What the exercise asks
In the listing that follows, retype every line from the first through the one containing "(0,0) rectangle (350,522);". Pictures are to be left out.

Data section
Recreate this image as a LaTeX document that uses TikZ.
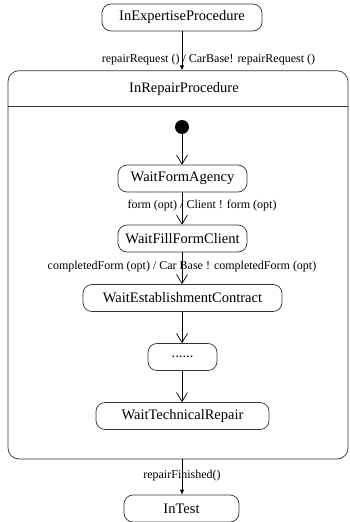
\documentclass[tikz,border=0pt]{standalone}
\usepackage{fontspec}
\setmainfont{Liberation Serif}
\usetikzlibrary{arrows.meta}
\begin{document}
\begin{tikzpicture}[x=1pt,y=-1pt,
  line width=0.7pt,
  statebox/.style={draw=black!80, rounded corners=9pt, minimum height=27pt,
    inner sep=0pt, font=\fontsize{14.5}{16}\selectfont},
  compbox/.style={draw=black!80, rounded corners=11pt, inner sep=0pt},
  lbl/.style={font=\fontsize{12}{14}\selectfont, inner sep=0pt},
  openarr/.style={-{Straight Barb[length=9pt,width=11pt,line width=0.7pt]}},
  fillarr/.style={-{Latex[length=5pt,width=4.5pt]}}]
  \useasboundingbox (0,0) rectangle (350,522);

  % outer states
  \node[statebox, minimum width=160pt] (expert) at (182,17.5) {InExpertiseProcedure};
  \node[compbox, minimum width=340pt, minimum height=388.3pt] (repair) at (178,264.85) {};
  \node[statebox, minimum width=115pt] (intest) at (181.5,508.5) {InTest};

  % composite header
  \node[font=\fontsize{14.5}{16}\selectfont] (repairtitle) at (184,89) {InRepairProcedure};
  \coordinate (divl) at (repair.west |- 0,106);
  \coordinate (divr) at (repair.east |- 0,106);
  \draw[black!80] (divl) -- (divr);

  % inner states
  \node[circle, fill=black, minimum size=14pt, inner sep=0pt] (init) at (182,127) {};
  \node[statebox, minimum width=129pt] (formagency) at (182.5,178.5) {WaitFormAgency};
  \node[statebox, minimum width=129pt] (fillform) at (182.5,238.5) {WaitFillFormClient};
  \node[statebox, minimum width=199pt] (contract) at (182.5,298) {WaitEstablishmentContract};
  \node[statebox, minimum width=69pt] (dots) at (182.5,357) {......};
  \node[statebox, minimum width=173pt] (technical) at (182.5,416) {WaitTechnicalRepair};

  % transitions
  \draw[fillarr] (expert.south -| 182,0) -- node[lbl, pos=0.73, xshift=26.5pt] {repairRequest () / CarBase! repairRequest ()} (repair.north -| 182,0);
  \draw[openarr] (init) -- (formagency.north -| 182,0);
  \draw[openarr] (formagency.south -| 182,0) -- node[lbl, pos=0.42, xshift=20pt] {form (opt) / Client ! form (opt)} (fillform.north -| 182,0);
  \draw[openarr] (fillform.south -| 182,0) -- node[lbl, pos=0.44] {completedForm (opt) / Car Base ! completedForm (opt)} (contract.north -| 182,0);
  \draw[openarr] (contract.south -| 182,0) -- (dots.north -| 182,0);
  \draw[openarr] (dots.south -| 182,0) -- (technical.north -| 182,0);
  \draw[fillarr] (repair.south -| 182,0) -- node[lbl, pos=0.47] {repairFinished()} (intest.north -| 182,0);
\end{tikzpicture}
\end{document}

Answer to the task
Recreate this image as a LaTeX document that uses TikZ.
\documentclass[tikz,border=0pt]{standalone}
\usepackage{fontspec}
\setmainfont{Liberation Serif}
\usetikzlibrary{arrows.meta}
\begin{document}
\begin{tikzpicture}[x=1pt,y=-1pt,
  line width=0.7pt,
  statebox/.style={draw=black!80, rounded corners=9pt, minimum height=27pt,
    inner sep=0pt, font=\fontsize{14.5}{16}\selectfont},
  compbox/.style={draw=black!80, rounded corners=11pt, inner sep=0pt},
  lbl/.style={font=\fontsize{12}{14}\selectfont, inner sep=0pt},
  openarr/.style={-{Straight Barb[length=9pt,width=11pt,line width=0.7pt]}},
  fillarr/.style={-{Latex[length=5pt,width=4.5pt]}}]
  \useasboundingbox (0,0) rectangle (350,522);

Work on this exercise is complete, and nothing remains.